Google claims to have a new system for identifying pirated video on YouTube as it gets uploaded, but the system puts the burden on movie studios and other content owners to provide YouTube copies of their content.Content owners provide the video to YouTube and specify whether they want to block anyone else from uploading copies of it. They can also ask YouTube to allow others to post it and put ads next to it or otherwise promote it on their sites. YouTube executives briefed reporters on the system Monday at YouTube's headquarters in California.

The automated YouTube video ID system looks at all video as it is uploaded and tries to match it with a database of visual abstractions of the copyrighted material that has been provided by content owners.If the system finds a match it will either block it, post it, or -- depending upon the policy specified by the content owner -- put ads on it, with the revenue being shared with the content owner.If the copyright owner wants pirated copies to be blocked and the system finds a match, the pirated video may be posted, but only for a few minutes and then the system will remove it.

The technology was developed in-house and YouTube executives say it is the first image-recognition technology implemented on any large scale.
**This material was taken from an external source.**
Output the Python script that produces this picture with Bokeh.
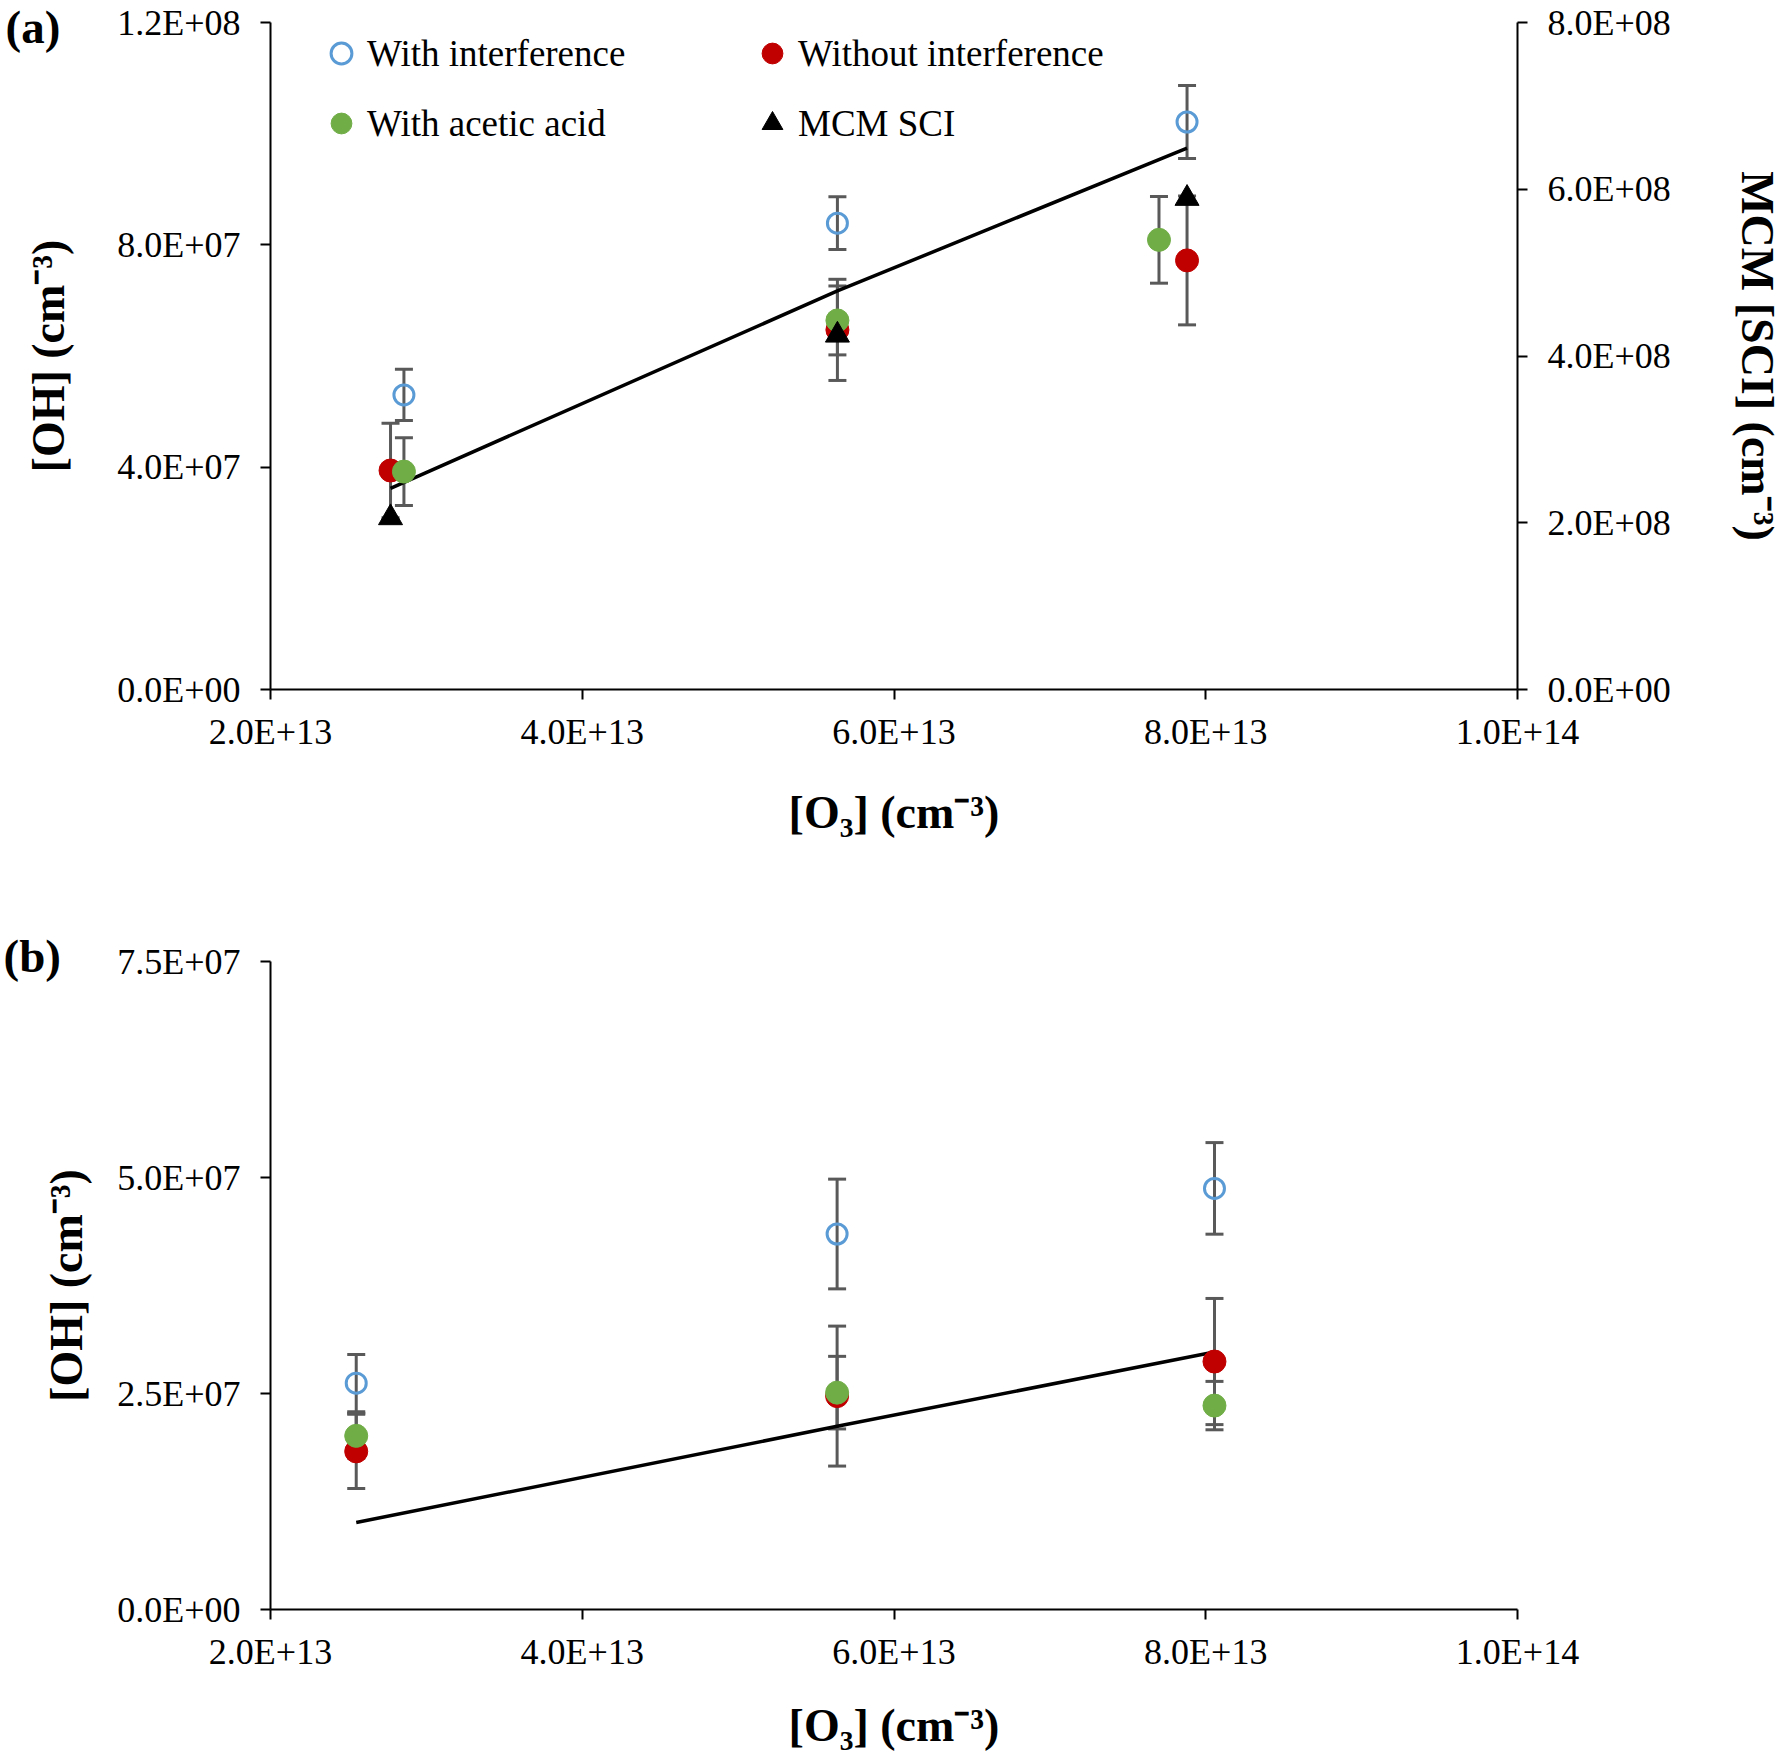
from bokeh.plotting import figure
from bokeh.layouts import column
from bokeh.models import (Range1d, LinearAxis, FixedTicker, CustomJSTickFormatter,
                          Whisker, TeeHead, ColumnDataSource, Legend, LegendItem, Title)
from bokeh.embed import file_html
from bokeh.resources import INLINE

# ---- panel (a) data ----
a_x_ticks = [2e13, 4e13, 6e13, 8e13, 1e14]
a_y_ticks = [0, 4e7, 8e7, 1.2e8]
a_sci_ticks = [0, 2e8, 4e8, 6e8, 8e8]

a_int_x = [2.856e13, 5.637e13, 7.88e13]      # with interference
a_int_y = [5.30e7, 8.39e7, 1.021e8]
a_int_err = [4.6e6, 4.75e6, 6.55e6]

a_noint_x = [2.77e13, 5.637e13, 7.88e13]     # without interference
a_noint_y = [3.94e7, 6.47e7, 7.72e7]
a_noint_err = [8.5e6, 9.1e6, 1.16e7]

a_acid_x = [2.856e13, 5.637e13, 7.70e13]     # with acetic acid
a_acid_y = [3.92e7, 6.64e7, 8.09e7]
a_acid_err = [6.1e6, 6.2e6, 7.8e6]

a_sci_x = [2.77e13, 5.637e13, 7.88e13]       # MCM SCI (right axis)
a_sci_y = [2.06e8, 4.25e8, 5.89e8]

a_line_x = [2.77e13, 5.637e13, 7.88e13]
a_line_y = [3.62e7, 7.17e7, 9.74e7]

# ---- panel (b) data ----
b_x_ticks = [2e13, 4e13, 6e13, 8e13, 1e14]
b_y_ticks = [0, 2.5e7, 5e7, 7.5e7]

b_x = [2.55e13, 5.635e13, 8.056e13]
b_int_y = [2.62e7, 4.346e7, 4.874e7]
b_int_err = [3.3e6, 6.35e6, 5.3e6]
b_noint_y = [1.83e7, 2.47e7, 2.87e7]
b_noint_err = [4.3e6, 8.1e6, 7.3e6]
b_acid_y = [2.01e7, 2.51e7, 2.36e7]
b_acid_err = [2.6e6, 4.2e6, 2.8e6]
b_line_y = [1.006e7, 2.12e7, 2.98e7]

FONT = "Liberation Serif"
BLUE = "#5B9BD5"
RED = "#C00000"
GREEN = "#70AD47"
ERR = "#595959"

fmt = CustomJSTickFormatter(code="""
const s = tick.toExponential(1).toUpperCase();
const parts = s.split("E");
const e = parts[1];
return parts[0] + "E" + e[0] + e.slice(1).padStart(2, "0");
""")


def style_axis(ax, ticks, label, tick_standoff, label_standoff):
    ax.ticker = FixedTicker(ticks=ticks)
    ax.formatter = fmt
    ax.axis_label = label
    ax.axis_label_text_font = FONT
    ax.axis_label_text_font_style = "bold"
    ax.axis_label_text_font_size = "46px"
    ax.axis_label_text_color = "black"
    ax.axis_label_standoff = label_standoff
    ax.major_label_text_font = FONT
    ax.major_label_text_font_size = "36px"
    ax.major_label_text_color = "black"
    ax.major_label_standoff = tick_standoff
    ax.axis_line_width = 2
    ax.axis_line_color = "black"
    ax.major_tick_line_width = 2
    ax.major_tick_line_color = "black"
    ax.major_tick_in = 0
    ax.major_tick_out = 10
    ax.minor_tick_line_color = None


def errbars(p, x, y, err):
    src = ColumnDataSource(dict(x=x,
                                lo=[v - e for v, e in zip(y, err)],
                                hi=[v + e for v, e in zip(y, err)]))
    w = Whisker(source=src, base="x", lower="lo", upper="hi",
                line_color=ERR, line_width=3,
                upper_head=TeeHead(size=18, line_color=ERR, line_width=3),
                lower_head=TeeHead(size=18, line_color=ERR, line_width=3))
    p.add_layout(w)


def make_fig(h, border_top, border_bottom, border_left, border_right, yr):
    p = figure(width=1787, height=h, x_range=Range1d(2e13, 1e14), y_range=yr,
               output_backend="svg", toolbar_location=None,
               min_border_left=border_left, min_border_right=border_right,
               min_border_top=border_top, min_border_bottom=border_bottom,
               outline_line_color=None)
    p.xgrid.visible = False
    p.ygrid.visible = False
    return p


def panel_tag(p, text, shift, standoff):
    # "(a)" / "(b)" tag at the far left, near the top edge of the frame
    p.add_layout(Title(text=text, align="left", offset=shift, standoff=standoff,
                       text_font=FONT, text_font_style="bold", text_font_size="47px",
                       text_color="black"), "above")


# ================= panel (a) =================
p1 = make_fig(842, 22, 153, 268, 268, Range1d(0, 1.2e8))
p1.extra_y_ranges = {"sci": Range1d(0, 8e8)}

style_axis(p1.xaxis[0], a_x_ticks, "[O\u2083] (cm\u207b\u00b3)", 12, 32)
style_axis(p1.yaxis[0], a_y_ticks, "[OH] (cm\u207b\u00b3)", 20, 40)
right_ax = LinearAxis(y_range_name="sci")
style_axis(right_ax, a_sci_ticks, "MCM [SCI] (cm\u207b\u00b3)", 20, 58)
p1.add_layout(right_ax, "right")

errbars(p1, a_int_x, a_int_y, a_int_err)
errbars(p1, a_noint_x, a_noint_y, a_noint_err)
errbars(p1, a_acid_x, a_acid_y, a_acid_err)

p1.line(a_line_x, a_line_y, line_color="black", line_width=3.5)
r_int = p1.scatter(a_int_x, a_int_y, marker="circle", size=20, fill_color=None,
                   line_color=BLUE, line_width=3)
r_noint = p1.scatter(a_noint_x, a_noint_y, marker="circle", size=23,
                     fill_color=RED, line_color=RED)
r_acid = p1.scatter(a_acid_x, a_acid_y, marker="circle", size=23,
                    fill_color=GREEN, line_color=GREEN)
r_sci = p1.scatter(a_sci_x, a_sci_y, marker="triangle", size=24, y_range_name="sci",
                   fill_color="black", line_color="black")

legend = Legend(items=[LegendItem(label="With interference", renderers=[r_int]),
                       LegendItem(label="Without interference", renderers=[r_noint]),
                       LegendItem(label="With acetic acid", renderers=[r_acid]),
                       LegendItem(label="MCM SCI", renderers=[r_sci])],
                orientation="horizontal", ncols=2, location=(39, 532),
                glyph_width=52, glyph_height=56, label_standoff=0,
                label_width=365, label_height=56, spacing=14, padding=6,
                label_text_font=FONT, label_text_font_size="37px",
                label_text_color="black",
                background_fill_alpha=0, border_line_alpha=0)
p1.add_layout(legend)
panel_tag(p1, "(a)", -265, -60)

# ================= panel (b) =================
p2 = make_fig(911, 119, 144, 270, 270, Range1d(0, 7.5e7))

style_axis(p2.xaxis[0], b_x_ticks, "[O\u2083] (cm\u207b\u00b3)", 12, 25)
style_axis(p2.yaxis[0], b_y_ticks, "[OH] (cm\u207b\u00b3)", 20, 22)

errbars(p2, b_x, b_int_y, b_int_err)
errbars(p2, b_x, b_noint_y, b_noint_err)
errbars(p2, b_x, b_acid_y, b_acid_err)

p2.line(b_x, b_line_y, line_color="black", line_width=3.5)
p2.scatter(b_x, b_int_y, marker="circle", size=20, fill_color=None,
           line_color=BLUE, line_width=3)
p2.scatter(b_x, b_noint_y, marker="circle", size=23, fill_color=RED, line_color=RED)
p2.scatter(b_x, b_acid_y, marker="circle", size=23, fill_color=GREEN, line_color=GREEN)
panel_tag(p2, "(b)", -267, -40)

layout = column(p1, p2, spacing=0)
open("out.html", "w").write(file_html(layout, INLINE))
YouTube executives also dismissed notions that movie studios won't want to provide all their new productions to YouTube. They added that Time Warner, Disney and CBS -- three of the nine partners who have been testing the system -- are pleased with the system.A YouTube chief counsel would not comment on whether the company has shown the technology to Viacom, which filed a US$1 billion copyright lawsuit against YouTube in March.

Why did it take so long?

"Building a system like this is extremely complex," says David King, a YouTube product manager. "This is actually a project that Google had been working on for a number of years already and then when the (YouTube) acquisition went through we ramped it up as a priority. It literally has taken until now to get the technology right."